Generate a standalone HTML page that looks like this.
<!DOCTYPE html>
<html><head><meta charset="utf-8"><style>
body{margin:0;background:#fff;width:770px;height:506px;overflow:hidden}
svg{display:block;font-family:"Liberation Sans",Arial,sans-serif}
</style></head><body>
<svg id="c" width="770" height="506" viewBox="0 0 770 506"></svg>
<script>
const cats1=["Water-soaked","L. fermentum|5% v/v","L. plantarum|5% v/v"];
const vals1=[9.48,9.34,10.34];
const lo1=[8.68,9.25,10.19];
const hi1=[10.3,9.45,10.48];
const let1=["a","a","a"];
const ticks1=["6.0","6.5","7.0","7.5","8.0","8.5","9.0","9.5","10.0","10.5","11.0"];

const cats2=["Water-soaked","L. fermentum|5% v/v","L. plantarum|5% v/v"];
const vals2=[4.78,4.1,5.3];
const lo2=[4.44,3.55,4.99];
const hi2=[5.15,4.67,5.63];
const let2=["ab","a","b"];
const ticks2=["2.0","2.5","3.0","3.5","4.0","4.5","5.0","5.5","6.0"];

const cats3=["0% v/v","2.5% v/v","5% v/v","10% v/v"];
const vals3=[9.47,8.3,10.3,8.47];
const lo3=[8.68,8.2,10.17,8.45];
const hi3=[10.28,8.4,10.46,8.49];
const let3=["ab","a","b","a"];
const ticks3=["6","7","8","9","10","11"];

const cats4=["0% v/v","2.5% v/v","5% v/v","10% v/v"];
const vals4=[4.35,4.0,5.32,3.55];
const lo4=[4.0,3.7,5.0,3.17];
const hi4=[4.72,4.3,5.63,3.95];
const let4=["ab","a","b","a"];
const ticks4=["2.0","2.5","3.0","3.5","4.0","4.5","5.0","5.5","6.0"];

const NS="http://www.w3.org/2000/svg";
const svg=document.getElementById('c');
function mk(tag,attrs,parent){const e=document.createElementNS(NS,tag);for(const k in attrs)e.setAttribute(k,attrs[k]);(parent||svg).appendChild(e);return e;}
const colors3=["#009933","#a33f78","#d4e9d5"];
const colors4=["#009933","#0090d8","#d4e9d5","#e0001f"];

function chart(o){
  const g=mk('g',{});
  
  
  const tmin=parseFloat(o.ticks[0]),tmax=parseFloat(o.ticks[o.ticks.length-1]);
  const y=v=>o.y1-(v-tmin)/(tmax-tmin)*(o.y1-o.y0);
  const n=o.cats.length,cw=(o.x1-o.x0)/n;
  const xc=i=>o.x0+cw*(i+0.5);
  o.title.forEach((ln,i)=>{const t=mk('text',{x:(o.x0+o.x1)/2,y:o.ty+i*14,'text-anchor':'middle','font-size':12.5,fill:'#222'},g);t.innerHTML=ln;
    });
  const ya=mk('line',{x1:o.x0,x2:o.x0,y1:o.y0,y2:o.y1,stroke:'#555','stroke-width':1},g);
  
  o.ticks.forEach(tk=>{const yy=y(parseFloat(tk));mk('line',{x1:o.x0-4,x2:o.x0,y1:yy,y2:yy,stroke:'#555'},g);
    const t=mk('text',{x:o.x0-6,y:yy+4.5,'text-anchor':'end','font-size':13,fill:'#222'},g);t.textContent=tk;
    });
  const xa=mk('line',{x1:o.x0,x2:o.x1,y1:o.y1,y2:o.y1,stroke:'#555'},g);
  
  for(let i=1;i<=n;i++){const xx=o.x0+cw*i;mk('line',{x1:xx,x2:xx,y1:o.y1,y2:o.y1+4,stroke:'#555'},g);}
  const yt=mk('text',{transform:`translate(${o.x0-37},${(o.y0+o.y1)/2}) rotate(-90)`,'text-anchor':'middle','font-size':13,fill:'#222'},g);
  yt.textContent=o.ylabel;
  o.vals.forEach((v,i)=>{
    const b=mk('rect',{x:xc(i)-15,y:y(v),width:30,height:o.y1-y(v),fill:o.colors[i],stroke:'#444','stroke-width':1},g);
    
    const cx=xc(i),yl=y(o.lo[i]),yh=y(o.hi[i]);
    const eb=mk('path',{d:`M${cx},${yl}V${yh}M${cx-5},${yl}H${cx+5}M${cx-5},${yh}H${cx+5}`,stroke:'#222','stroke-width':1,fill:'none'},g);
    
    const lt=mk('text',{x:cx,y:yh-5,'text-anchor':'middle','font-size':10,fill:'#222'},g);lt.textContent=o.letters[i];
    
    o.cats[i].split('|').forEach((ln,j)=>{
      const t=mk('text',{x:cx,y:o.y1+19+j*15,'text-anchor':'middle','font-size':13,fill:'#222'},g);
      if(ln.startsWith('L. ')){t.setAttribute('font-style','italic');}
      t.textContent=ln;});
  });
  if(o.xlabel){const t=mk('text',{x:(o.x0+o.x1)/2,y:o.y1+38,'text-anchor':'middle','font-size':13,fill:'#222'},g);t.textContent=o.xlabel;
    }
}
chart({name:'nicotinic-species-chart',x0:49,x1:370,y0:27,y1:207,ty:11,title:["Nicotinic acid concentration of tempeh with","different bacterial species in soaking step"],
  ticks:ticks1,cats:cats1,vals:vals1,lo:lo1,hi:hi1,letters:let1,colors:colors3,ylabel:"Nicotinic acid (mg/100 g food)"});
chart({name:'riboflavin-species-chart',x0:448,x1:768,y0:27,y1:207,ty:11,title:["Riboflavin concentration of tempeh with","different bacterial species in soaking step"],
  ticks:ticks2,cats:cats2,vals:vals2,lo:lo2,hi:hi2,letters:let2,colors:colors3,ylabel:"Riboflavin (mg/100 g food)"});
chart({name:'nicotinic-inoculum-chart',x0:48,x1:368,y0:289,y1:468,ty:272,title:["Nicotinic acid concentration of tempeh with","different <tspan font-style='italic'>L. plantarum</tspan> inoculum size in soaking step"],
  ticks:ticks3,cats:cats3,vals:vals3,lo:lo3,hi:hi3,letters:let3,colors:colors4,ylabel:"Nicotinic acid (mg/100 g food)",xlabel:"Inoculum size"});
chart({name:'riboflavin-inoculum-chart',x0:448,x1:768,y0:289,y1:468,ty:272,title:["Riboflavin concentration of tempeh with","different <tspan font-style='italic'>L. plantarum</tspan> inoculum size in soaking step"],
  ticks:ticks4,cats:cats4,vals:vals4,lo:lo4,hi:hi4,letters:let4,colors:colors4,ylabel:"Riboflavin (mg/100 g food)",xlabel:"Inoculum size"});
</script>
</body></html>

════

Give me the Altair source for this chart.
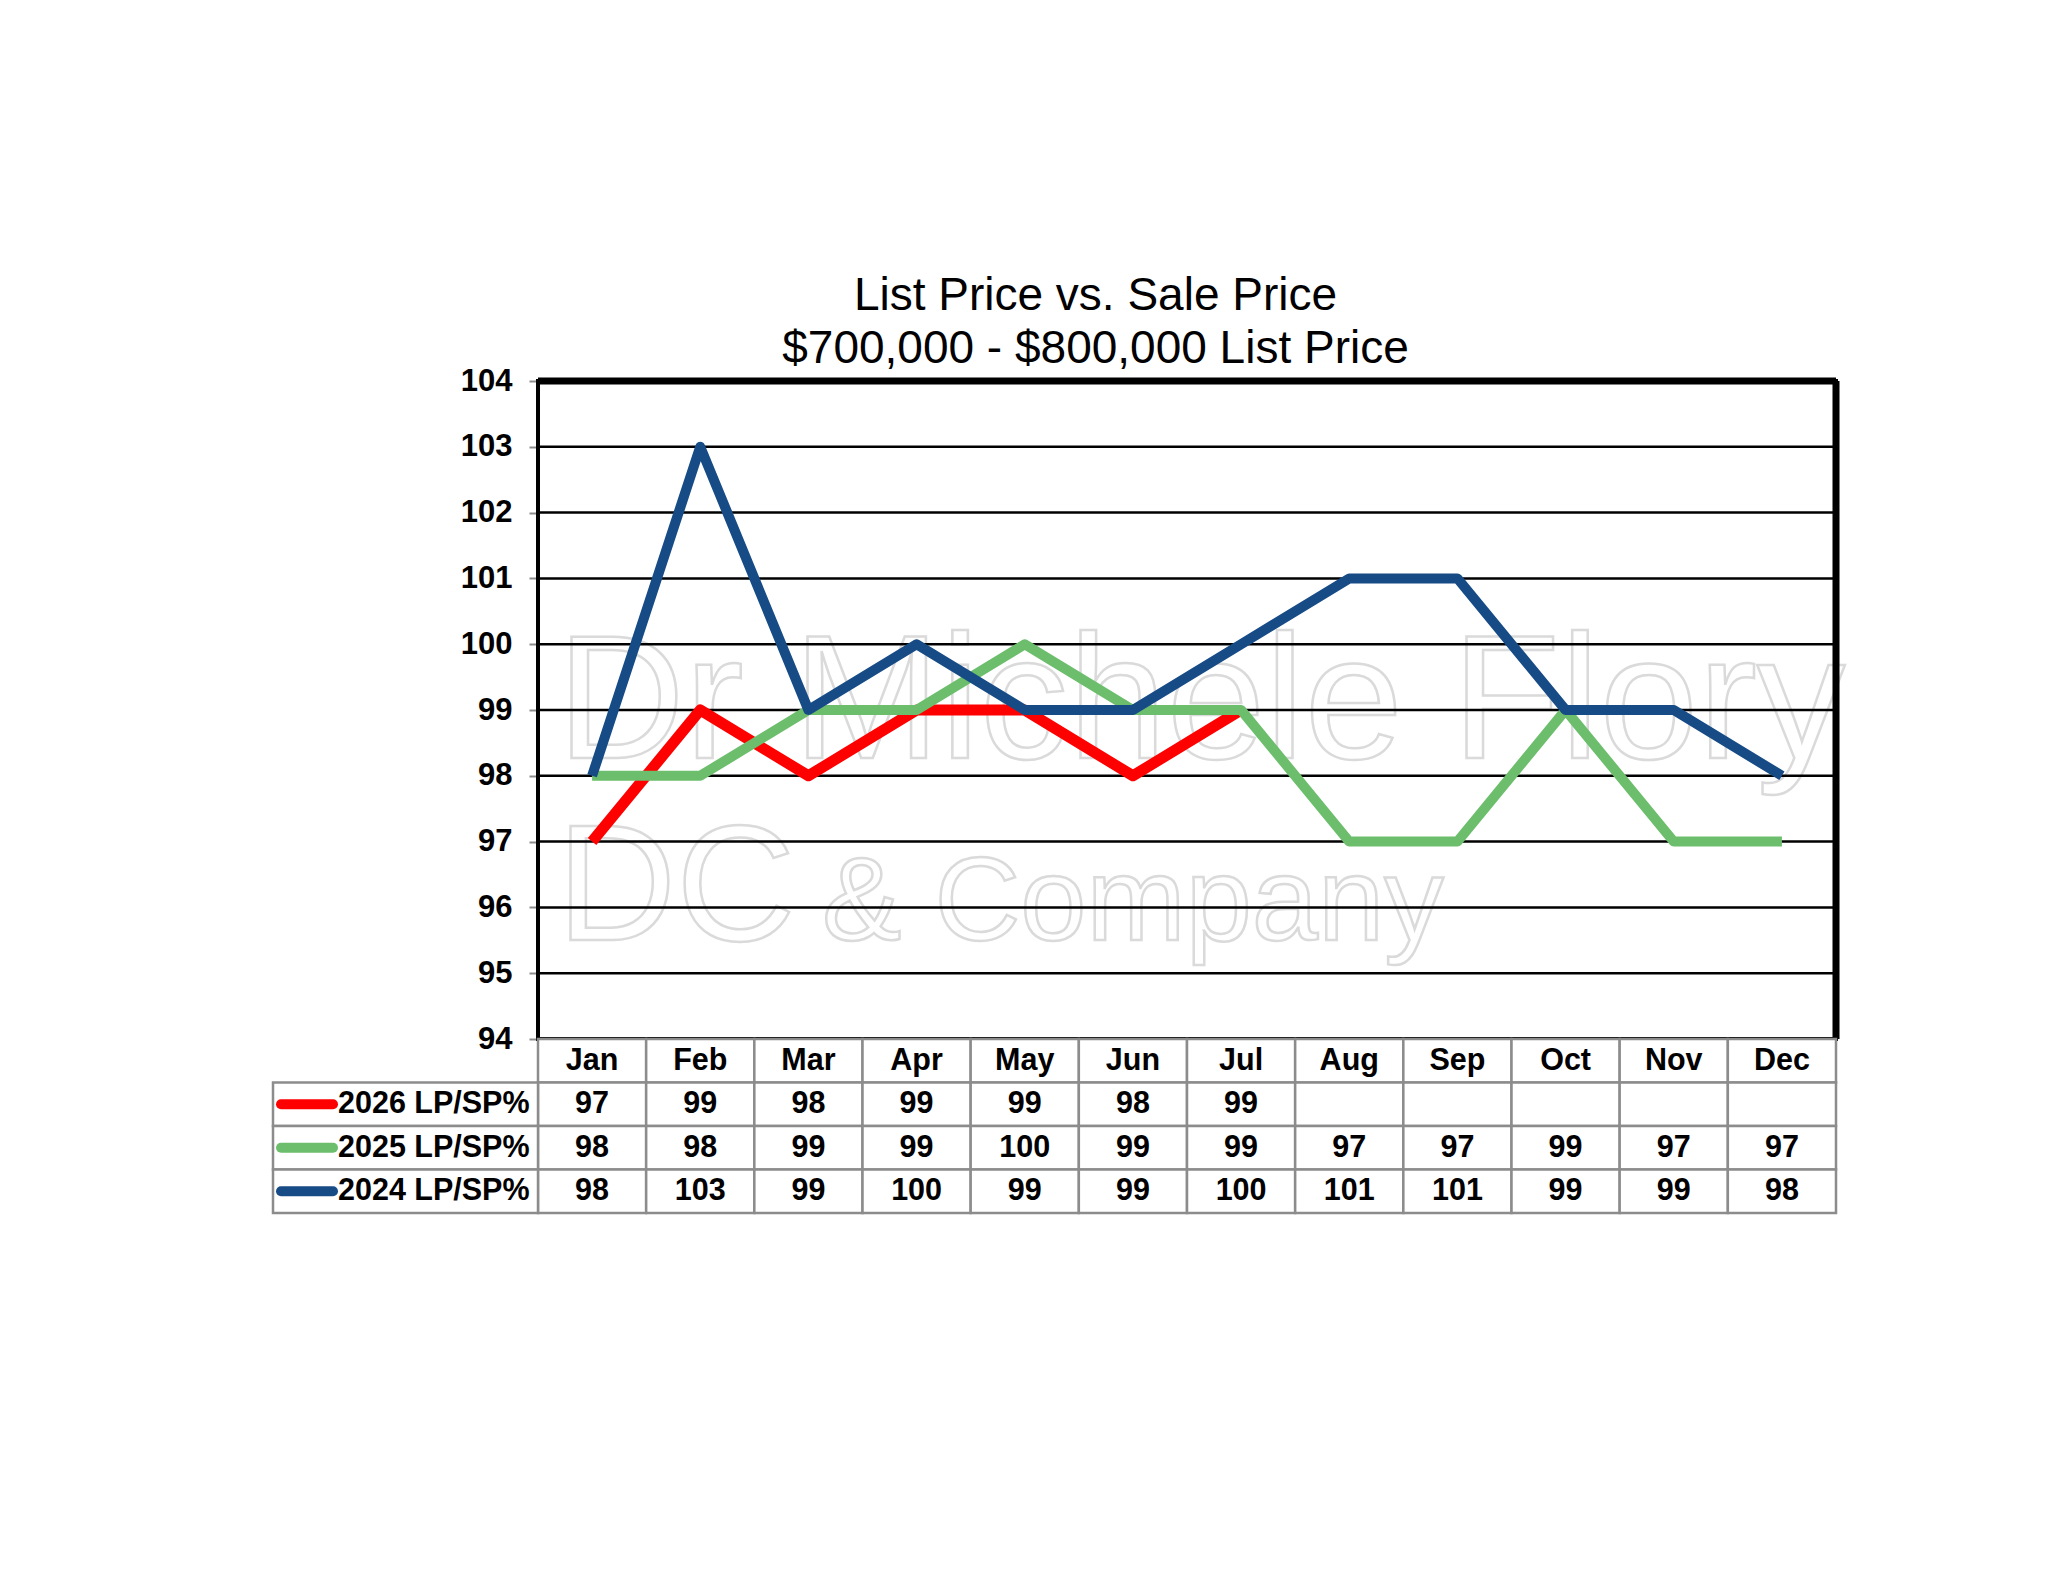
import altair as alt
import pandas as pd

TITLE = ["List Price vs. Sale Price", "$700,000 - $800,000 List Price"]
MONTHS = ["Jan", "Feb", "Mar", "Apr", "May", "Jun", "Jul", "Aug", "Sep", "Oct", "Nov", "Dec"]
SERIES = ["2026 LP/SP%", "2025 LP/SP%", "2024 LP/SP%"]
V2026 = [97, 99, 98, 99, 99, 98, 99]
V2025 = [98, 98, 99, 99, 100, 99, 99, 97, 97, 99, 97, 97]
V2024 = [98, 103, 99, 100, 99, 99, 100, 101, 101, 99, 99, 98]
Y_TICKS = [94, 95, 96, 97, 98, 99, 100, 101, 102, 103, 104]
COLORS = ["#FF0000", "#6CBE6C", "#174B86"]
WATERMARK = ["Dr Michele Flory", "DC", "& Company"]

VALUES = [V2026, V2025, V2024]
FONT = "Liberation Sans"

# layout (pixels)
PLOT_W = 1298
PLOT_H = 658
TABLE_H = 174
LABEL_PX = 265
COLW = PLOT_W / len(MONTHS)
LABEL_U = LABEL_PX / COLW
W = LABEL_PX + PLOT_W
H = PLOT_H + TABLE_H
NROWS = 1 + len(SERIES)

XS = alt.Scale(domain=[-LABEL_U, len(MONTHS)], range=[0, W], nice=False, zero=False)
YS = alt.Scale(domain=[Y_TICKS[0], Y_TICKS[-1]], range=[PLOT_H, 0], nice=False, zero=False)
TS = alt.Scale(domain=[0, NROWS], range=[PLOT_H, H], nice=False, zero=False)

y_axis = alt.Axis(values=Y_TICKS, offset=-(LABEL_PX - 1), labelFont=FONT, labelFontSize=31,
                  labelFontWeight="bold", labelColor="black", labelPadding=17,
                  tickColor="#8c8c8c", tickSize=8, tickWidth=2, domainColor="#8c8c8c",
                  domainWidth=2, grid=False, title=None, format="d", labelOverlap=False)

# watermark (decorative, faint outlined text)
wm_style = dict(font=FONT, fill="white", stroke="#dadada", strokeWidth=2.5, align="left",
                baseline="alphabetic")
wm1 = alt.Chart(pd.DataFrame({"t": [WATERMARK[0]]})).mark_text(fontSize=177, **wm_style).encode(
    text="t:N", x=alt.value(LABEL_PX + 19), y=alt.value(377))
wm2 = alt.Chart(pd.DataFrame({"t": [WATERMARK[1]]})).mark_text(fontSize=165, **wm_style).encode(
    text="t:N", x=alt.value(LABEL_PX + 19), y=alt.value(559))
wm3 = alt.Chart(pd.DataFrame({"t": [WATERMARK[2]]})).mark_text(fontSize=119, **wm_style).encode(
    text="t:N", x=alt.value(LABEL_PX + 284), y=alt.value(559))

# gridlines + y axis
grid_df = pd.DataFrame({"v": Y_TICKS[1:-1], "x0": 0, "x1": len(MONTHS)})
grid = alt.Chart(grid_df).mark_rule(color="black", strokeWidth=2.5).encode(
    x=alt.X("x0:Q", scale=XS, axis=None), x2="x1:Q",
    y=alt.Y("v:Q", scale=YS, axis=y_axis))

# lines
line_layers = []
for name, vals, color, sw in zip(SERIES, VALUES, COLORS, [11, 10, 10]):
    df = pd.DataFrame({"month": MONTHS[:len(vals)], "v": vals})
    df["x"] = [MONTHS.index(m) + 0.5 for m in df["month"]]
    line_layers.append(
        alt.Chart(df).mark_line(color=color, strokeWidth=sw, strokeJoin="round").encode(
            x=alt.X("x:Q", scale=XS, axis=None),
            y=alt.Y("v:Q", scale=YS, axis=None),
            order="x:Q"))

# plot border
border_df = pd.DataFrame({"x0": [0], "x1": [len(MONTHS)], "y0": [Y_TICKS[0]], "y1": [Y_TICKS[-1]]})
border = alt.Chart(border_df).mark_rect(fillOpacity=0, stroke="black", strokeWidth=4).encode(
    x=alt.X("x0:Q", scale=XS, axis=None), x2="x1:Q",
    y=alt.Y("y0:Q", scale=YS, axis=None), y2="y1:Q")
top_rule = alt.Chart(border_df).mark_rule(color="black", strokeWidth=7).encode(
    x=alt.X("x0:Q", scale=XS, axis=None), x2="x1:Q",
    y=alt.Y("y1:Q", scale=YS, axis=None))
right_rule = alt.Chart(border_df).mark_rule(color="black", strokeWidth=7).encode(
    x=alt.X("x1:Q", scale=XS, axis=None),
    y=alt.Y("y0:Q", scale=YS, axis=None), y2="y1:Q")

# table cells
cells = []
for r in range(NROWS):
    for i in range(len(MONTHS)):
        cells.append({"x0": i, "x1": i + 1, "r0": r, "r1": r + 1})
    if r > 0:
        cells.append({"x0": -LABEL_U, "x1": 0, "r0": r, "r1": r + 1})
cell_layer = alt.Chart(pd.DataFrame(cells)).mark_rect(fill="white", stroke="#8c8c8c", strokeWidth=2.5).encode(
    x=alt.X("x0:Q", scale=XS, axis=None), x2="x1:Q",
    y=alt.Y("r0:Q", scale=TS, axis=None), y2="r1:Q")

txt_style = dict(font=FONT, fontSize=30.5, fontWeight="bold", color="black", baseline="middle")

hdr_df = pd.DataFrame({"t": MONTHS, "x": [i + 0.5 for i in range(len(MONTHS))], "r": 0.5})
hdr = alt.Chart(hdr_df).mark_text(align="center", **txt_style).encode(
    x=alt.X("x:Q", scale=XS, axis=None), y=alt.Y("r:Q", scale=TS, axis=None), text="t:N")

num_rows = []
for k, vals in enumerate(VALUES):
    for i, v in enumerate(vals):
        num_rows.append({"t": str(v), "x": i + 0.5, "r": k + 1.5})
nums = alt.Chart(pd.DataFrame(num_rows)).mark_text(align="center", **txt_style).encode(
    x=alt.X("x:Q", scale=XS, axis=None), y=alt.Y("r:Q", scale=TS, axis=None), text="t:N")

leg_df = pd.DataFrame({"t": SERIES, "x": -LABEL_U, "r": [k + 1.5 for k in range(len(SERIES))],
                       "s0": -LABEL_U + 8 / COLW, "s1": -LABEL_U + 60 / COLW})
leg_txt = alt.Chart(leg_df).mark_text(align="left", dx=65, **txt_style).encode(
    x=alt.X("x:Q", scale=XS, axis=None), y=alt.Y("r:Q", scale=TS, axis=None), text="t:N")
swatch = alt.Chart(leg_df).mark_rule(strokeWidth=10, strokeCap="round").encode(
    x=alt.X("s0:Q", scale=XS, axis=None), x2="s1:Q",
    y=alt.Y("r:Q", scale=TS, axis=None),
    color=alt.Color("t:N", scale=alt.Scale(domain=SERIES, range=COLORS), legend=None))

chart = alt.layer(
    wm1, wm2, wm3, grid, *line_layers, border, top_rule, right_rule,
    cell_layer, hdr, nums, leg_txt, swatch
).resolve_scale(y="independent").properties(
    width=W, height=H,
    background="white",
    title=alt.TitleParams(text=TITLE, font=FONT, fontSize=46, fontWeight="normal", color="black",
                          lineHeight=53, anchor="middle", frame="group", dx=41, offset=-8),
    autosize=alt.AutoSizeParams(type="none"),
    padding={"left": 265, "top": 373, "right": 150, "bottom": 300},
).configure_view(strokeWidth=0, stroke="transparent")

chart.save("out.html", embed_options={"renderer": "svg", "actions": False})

════

▶ _Direction_: Between the line with "Give me the Altair source for this chart." and the line with "import pandas as pd", ends included, lies the span to copy exactly; copy nothing else and leave out the pictures.

▶ _Exercise answer_:
Give me the Altair source for this chart.
import altair as alt
import pandas as pd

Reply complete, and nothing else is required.